Another one of Mankiw’s Principles, “Governments can sometimes improve market outcomes,” applies in a somewhat different context than the way he’s intended. Just as with nations, governance is also important in business. How about, “Governance” can improve business outcomes. Of course, again one needs to know what governance, its meaning, relevance, value, and purposes are before you can design it effectively. Governance is a key component of Sente’s solutions in complex environments.
Sente’s Key Asset Management Capabilities for Complex Environments
We describe our asset management solutions and “Human Focused, Technology Enabled.” We’ve spoken and written extensively about how human behaviors affect the cost of capital structures in businesses. Our blog contains many examples like That One Bad Habit That Costs You Millions and Asset Management Success Factors: It’s the Humans Stupid! Only when you take human behavioral dynamics into account in the design of an asset management solution can you produce breakthrough results. Most often asset management teams feel “left out” because their solutions often cause delays and costs that people want to avoid, so they avoid those costs but add others.
Human-Centered, Technology-Enabled Asset Management
To our knowledge, no one else approaches asset management the way we do or produces the significant results we help our customers produce. What truly differentiates our asset management solutions are the three capabilities written about below. The first two capabilities listed is what makes us “Human-Centered” while the second two capabilities support the first and make our solution “Technology-Enabled.

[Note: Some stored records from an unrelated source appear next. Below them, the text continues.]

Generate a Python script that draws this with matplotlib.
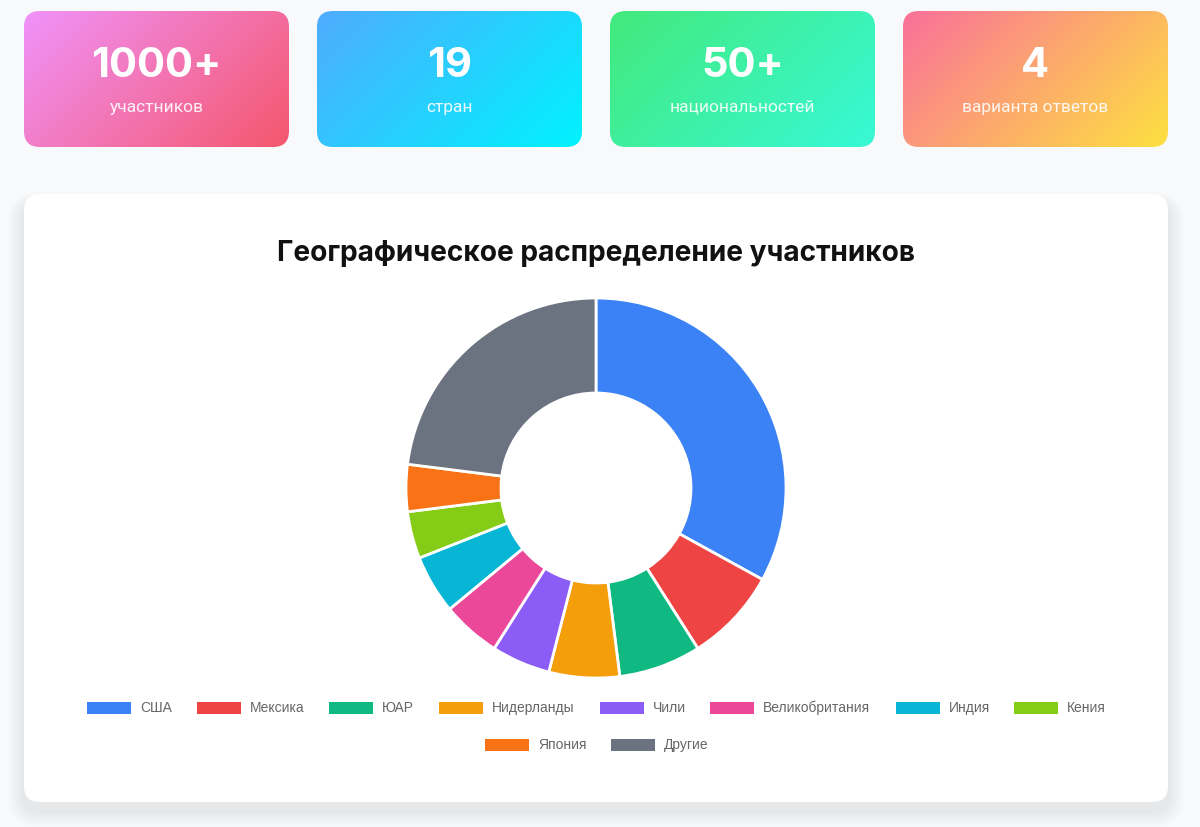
"""Dashboard: stat cards and donut of participant geography."""

import matplotlib

matplotlib.use("Agg")
import matplotlib.pyplot as plt
import numpy as np
from matplotlib.colors import to_rgb
from matplotlib.patches import FancyBboxPatch, Rectangle

# stat cards
card_values = ["1000+", "19", "50+", "4"]
card_labels = ["участников", "стран", "национальностей", "варианта ответов"]
card_grads = [
    ("#f093fb", "#f5576c"),
    ("#4facfe", "#00f2fe"),
    ("#43e97b", "#38f9d7"),
    ("#fa709a", "#fee140"),
]

# donut data
countries = ["США", "Мексика", "ЮАР", "Нидерланды", "Чили",
             "Великобритания", "Индия", "Кения", "Япония", "Другие"]
participants = [330, 80, 70, 60, 50, 50, 50, 40, 40, 230]
colors = ["#3b82f6", "#ef4444", "#10b981", "#f59e0b", "#8b5cf6",
          "#ec4899", "#06b6d4", "#84cc16", "#f97316", "#6b7280"]

W, H = 1200, 827
BG = "#f7f9fb"

fig = plt.figure(figsize=(W / 100, H / 100), dpi=100, facecolor=BG)
ax = fig.add_axes([0, 0, 1, 1])
ax.set_xlim(0, W)
ax.set_ylim(H, 0)
ax.axis("off")


def gradient(c1, c2, w, h):
    # css 135deg: runs along pixel diagonal
    a, b = np.array(to_rgb(c1)), np.array(to_rgb(c2))
    xx, yy = np.meshgrid(np.arange(w), np.arange(h))
    t = (xx + yy) / (w + h - 2)
    return a[None, None, :] * (1 - t[..., None]) + b[None, None, :] * t[..., None]


# cards
card_x = [24, 317, 610, 903]
cw, cy, ch = 265, 11, 136
for x0, val, lab, (c1, c2) in zip(card_x, card_values, card_labels, card_grads):
    box = FancyBboxPatch((x0, cy), cw, ch, boxstyle="round,pad=0,rounding_size=16",
                         facecolor="none", edgecolor="none")
    ax.add_patch(box)
    im = ax.imshow(gradient(c1, c2, cw, ch), extent=[x0, x0 + cw, cy + ch, cy],
                   aspect="auto", zorder=1)
    im.set_clip_path(box)
    ax.text(x0 + cw / 2, 77, val, ha="center", va="baseline", color="white",
            fontsize=30, fontweight="bold", family="Inter", zorder=3)
    ax.text(x0 + cw / 2, 112, lab, ha="center", va="baseline", color="white",
            alpha=0.9, fontsize=12.5, family="Roboto", zorder=3)

# white panel with soft shadow
px, py, pw, ph = 24, 194, 1144, 608
for g in range(27, 0, -3):
    ax.add_patch(FancyBboxPatch((px - g * 0.6, py + 9 - g * 0.4), pw + g * 1.2, ph + g,
                                boxstyle=f"round,pad=0,rounding_size={16 + g * 0.6}",
                                facecolor="black", edgecolor="none", alpha=0.008, zorder=1))
ax.add_patch(FancyBboxPatch((px, py), pw, ph, boxstyle="round,pad=0,rounding_size=16",
                            facecolor="white", edgecolor="none", zorder=2))

ax.text(596, 261, "Географическое распределение участников", ha="center", va="baseline",
        fontsize=20.2, fontweight="bold", family="Inter", color="#111111", zorder=3)

# donut
cx, cyy, r = 596, 488, 190
dax = fig.add_axes([(cx - r) / W, (H - cyy - r) / H, 2 * r / W, 2 * r / H])
dax.pie(participants, colors=colors, startangle=90, counterclock=False,
        wedgeprops=dict(width=0.5, edgecolor="white", linewidth=2))
dax.set_xlim(-1.0, 1.0)
dax.set_ylim(-1.0, 1.0)
dax.set_aspect("equal")
dax.axis("off")

# legend (two centred rows)
legend_rows = [
    (708, [87, 197, 329, 439, 600, 710, 896, 1014], countries[:8], colors[:8]),
    (745, [485, 611], countries[8:], colors[8:]),
]
for ly, xs, names, cols in legend_rows:
    for lx, name, col in zip(xs, names, cols):
        ax.add_patch(Rectangle((lx, ly - 6), 44, 12, facecolor=col, edgecolor="none", zorder=3))
        ax.text(lx + 53, ly, name, ha="left", va="center", fontsize=10,
                family="Liberation Sans", color="#666666", zorder=3)

ax.set_xlim(0, W)
ax.set_ylim(H, 0)
fig.savefig("out.png", dpi=100, facecolor=BG)
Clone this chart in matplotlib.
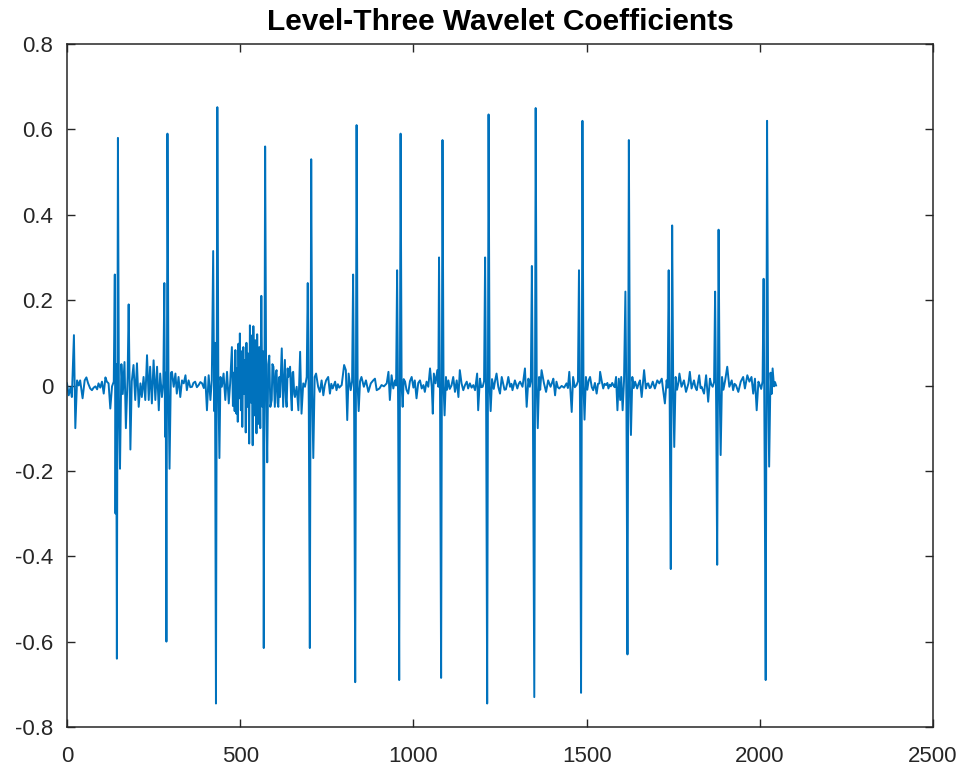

Integrated Software CONNECTS team members with different functional or departmental requirements to coordinate and collaborate with other cross-functional team members to fulfill their individual and team roles at the lowest cost possible and accelerating team results.
Contextual Date POWERS team members to make faster and better decisions working as a team by having the data they need available in the workflows they use, where and when they use it. Knowledge like equipment capability, availability, health, history of use, and demand help team members understand the risks to their schedules and act proactively to plan and execute contingencies so they can maintain speed.
The “Sente Way” Approach ACCELERATES at the outcomes they are after — like speed and competitiveness — by identifying and eliminating the sources of organizational friction that show them down and wear them out. Our knowledge of likely emergent behavior, whether good or bad, has built substantially over the years. We know how to respond effectively to each of the emergent behaviors we’ve encountered because we know what the emergence means and how to handle it the best way. Because we know many of the most common behaviors to anticipate, we use technology to quickly identify them and damp or amplify them using our Accountability Algorithms. In complex human systems, knowledge of and skill producing trust is critical. There are many different practices we use to produce trust. Establishing governance structures is one of the key enablers of our solution that produces trust across multiple levels of your organization.